- [Recorded data]
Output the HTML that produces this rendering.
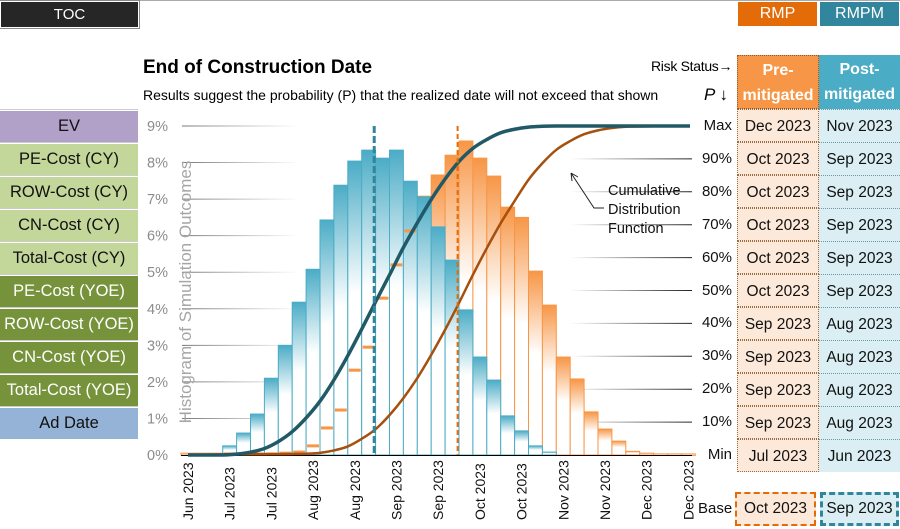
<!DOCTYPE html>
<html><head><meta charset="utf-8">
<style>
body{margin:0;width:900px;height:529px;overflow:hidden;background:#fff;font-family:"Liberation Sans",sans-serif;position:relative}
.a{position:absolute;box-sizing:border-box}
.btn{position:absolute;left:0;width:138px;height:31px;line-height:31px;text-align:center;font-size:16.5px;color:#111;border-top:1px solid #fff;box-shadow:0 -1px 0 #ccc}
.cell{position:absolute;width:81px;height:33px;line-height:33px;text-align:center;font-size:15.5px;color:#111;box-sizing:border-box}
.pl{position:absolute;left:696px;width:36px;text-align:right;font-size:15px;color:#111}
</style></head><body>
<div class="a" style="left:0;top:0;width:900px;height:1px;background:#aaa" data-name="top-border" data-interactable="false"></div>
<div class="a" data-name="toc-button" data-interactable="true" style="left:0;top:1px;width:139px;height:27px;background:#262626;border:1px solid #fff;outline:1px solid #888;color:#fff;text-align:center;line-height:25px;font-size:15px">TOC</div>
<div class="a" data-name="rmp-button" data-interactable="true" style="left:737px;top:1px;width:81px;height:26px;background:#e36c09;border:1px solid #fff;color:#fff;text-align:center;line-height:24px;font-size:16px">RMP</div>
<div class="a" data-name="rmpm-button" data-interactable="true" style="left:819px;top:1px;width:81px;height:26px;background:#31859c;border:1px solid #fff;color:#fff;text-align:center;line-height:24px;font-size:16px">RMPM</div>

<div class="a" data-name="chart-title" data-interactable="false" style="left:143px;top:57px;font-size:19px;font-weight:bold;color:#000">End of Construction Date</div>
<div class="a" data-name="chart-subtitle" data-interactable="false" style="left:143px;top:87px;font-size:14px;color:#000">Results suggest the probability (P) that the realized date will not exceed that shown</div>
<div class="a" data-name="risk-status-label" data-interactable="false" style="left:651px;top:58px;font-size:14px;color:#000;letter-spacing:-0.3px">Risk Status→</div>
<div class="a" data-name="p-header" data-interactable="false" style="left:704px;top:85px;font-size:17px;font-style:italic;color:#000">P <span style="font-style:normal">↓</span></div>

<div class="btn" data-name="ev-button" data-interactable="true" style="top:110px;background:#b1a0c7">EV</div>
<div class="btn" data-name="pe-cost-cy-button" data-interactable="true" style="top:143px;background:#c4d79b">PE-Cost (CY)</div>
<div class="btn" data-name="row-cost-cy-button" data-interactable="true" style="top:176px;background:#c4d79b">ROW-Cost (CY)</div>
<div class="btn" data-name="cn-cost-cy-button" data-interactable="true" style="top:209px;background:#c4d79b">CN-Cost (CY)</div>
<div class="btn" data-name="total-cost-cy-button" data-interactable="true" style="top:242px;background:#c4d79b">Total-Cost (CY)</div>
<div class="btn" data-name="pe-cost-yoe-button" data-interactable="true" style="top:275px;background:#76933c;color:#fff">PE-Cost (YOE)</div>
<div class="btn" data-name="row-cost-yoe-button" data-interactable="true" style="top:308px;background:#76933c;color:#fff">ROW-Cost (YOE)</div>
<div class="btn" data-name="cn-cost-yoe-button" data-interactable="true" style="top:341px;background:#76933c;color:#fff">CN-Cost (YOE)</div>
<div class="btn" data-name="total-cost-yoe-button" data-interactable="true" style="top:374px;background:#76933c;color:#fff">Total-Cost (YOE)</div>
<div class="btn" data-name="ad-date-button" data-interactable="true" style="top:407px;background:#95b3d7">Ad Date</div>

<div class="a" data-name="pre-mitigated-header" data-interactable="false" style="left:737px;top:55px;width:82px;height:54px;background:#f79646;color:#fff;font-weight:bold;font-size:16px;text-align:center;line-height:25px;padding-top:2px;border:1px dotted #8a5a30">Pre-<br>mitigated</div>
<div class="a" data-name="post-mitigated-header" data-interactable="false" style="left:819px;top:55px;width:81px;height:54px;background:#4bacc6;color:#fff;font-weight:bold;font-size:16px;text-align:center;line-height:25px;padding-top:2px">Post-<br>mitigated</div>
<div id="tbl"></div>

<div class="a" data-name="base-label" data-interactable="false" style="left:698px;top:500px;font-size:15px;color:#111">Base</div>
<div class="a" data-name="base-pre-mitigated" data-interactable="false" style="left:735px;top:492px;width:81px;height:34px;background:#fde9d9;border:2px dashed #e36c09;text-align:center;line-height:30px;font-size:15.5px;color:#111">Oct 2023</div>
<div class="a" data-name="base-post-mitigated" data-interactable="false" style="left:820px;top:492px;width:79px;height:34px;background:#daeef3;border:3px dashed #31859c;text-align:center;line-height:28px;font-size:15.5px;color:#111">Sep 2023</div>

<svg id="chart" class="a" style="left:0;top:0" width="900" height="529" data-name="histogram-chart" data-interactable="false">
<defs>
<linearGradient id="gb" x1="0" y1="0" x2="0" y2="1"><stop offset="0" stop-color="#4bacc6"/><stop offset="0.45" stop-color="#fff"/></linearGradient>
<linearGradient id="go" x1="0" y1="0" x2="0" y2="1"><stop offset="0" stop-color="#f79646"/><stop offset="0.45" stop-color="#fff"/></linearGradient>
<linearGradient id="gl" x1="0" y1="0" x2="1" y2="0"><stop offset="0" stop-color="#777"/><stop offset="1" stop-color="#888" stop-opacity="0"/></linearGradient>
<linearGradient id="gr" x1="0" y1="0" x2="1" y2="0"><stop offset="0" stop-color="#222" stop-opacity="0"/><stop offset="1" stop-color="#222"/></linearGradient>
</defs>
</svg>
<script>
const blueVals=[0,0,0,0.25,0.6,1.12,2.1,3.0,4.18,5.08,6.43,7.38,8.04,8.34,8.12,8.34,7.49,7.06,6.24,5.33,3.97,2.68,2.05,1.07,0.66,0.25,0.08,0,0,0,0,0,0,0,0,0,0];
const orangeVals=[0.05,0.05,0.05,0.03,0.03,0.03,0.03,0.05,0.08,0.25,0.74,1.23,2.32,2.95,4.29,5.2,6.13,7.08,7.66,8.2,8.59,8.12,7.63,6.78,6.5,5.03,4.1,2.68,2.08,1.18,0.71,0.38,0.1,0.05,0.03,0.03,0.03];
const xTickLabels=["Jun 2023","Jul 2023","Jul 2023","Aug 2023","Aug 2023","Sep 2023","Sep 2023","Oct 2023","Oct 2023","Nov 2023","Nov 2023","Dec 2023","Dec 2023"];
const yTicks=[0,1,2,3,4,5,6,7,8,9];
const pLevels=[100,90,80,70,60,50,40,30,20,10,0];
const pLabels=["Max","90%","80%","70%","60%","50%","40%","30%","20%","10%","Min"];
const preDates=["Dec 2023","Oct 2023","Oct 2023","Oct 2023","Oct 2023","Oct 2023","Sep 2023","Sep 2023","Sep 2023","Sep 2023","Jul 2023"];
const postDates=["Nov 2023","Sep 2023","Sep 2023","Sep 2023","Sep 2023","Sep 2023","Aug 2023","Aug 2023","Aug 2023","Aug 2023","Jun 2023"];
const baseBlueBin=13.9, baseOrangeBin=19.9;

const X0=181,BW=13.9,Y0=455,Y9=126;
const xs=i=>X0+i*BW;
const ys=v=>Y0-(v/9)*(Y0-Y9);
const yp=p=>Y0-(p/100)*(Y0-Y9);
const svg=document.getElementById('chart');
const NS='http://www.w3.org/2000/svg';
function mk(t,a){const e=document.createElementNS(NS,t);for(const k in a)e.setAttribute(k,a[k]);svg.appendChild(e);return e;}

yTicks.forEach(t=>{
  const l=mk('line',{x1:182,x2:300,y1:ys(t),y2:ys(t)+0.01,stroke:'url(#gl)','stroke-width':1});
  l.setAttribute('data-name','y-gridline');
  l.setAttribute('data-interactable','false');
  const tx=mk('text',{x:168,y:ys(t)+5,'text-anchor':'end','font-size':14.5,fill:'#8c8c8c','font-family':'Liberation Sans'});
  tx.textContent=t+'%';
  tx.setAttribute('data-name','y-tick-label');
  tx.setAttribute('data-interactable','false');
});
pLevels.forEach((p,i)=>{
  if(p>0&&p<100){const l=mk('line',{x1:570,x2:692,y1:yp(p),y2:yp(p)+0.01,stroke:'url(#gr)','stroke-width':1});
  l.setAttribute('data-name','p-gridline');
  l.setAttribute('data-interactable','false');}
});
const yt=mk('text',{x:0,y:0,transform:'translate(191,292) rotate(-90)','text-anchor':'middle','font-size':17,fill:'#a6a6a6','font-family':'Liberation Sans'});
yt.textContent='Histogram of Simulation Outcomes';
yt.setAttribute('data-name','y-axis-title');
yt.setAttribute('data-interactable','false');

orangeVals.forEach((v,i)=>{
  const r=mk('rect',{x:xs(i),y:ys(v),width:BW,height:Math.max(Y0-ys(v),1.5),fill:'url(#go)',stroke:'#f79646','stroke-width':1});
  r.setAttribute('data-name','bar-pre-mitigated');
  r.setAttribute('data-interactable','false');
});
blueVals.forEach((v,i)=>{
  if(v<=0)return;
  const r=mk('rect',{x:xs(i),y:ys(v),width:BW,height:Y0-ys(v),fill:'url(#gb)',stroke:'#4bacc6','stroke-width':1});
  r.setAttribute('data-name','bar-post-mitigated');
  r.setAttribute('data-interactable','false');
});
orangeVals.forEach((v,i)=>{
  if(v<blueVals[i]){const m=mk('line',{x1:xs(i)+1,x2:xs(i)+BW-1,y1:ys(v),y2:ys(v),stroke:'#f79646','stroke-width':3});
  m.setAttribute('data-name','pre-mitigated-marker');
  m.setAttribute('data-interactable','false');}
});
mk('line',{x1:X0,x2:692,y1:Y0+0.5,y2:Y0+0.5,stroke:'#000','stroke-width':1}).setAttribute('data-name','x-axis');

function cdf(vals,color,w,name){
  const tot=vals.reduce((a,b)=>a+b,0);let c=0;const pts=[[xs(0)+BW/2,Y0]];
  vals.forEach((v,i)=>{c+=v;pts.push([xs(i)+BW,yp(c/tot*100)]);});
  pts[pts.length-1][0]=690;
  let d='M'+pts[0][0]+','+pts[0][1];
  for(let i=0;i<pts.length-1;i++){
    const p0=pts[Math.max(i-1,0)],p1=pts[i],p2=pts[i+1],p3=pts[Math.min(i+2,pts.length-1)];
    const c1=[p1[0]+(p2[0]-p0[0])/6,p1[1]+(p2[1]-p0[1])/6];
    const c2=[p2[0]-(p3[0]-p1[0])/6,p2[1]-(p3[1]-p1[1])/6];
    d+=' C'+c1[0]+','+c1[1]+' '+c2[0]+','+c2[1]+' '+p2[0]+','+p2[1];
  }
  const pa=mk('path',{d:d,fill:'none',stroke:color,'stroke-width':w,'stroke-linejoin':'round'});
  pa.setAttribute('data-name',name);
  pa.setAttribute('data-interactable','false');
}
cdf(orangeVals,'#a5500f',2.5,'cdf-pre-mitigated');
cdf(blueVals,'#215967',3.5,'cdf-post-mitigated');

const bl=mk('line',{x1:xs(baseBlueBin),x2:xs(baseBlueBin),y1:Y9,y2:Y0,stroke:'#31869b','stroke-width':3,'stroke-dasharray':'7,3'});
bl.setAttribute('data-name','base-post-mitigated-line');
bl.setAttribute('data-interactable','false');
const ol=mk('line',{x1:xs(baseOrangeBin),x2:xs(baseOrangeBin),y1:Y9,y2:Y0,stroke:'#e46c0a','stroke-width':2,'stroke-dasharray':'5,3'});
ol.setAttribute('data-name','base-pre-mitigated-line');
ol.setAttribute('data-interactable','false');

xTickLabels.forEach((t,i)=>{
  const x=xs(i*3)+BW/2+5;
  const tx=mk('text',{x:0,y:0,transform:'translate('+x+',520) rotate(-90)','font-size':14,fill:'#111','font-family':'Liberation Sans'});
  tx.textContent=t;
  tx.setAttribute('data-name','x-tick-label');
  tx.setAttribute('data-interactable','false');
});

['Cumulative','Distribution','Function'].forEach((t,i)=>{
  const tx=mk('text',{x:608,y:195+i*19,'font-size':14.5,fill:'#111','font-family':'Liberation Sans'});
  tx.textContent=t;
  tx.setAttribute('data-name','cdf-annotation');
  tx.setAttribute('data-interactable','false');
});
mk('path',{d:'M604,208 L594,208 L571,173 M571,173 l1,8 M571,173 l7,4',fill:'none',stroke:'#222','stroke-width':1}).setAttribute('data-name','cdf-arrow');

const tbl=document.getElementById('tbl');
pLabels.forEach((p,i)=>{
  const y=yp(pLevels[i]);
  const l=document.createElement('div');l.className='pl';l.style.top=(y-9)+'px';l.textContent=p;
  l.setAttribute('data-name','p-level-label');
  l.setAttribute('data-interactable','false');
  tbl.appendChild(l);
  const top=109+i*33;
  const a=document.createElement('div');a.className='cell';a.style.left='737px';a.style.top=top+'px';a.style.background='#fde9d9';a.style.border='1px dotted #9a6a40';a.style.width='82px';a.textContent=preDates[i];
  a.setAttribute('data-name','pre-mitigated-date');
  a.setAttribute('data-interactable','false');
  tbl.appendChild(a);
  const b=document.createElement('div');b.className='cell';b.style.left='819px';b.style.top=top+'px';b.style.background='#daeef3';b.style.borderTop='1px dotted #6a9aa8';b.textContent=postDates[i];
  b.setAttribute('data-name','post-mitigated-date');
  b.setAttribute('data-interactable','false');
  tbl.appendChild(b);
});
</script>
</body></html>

- [Exercise] For the listing above, give the number of lines in which the string "that" occurs, and nothing else.

- [Answer to the task] 2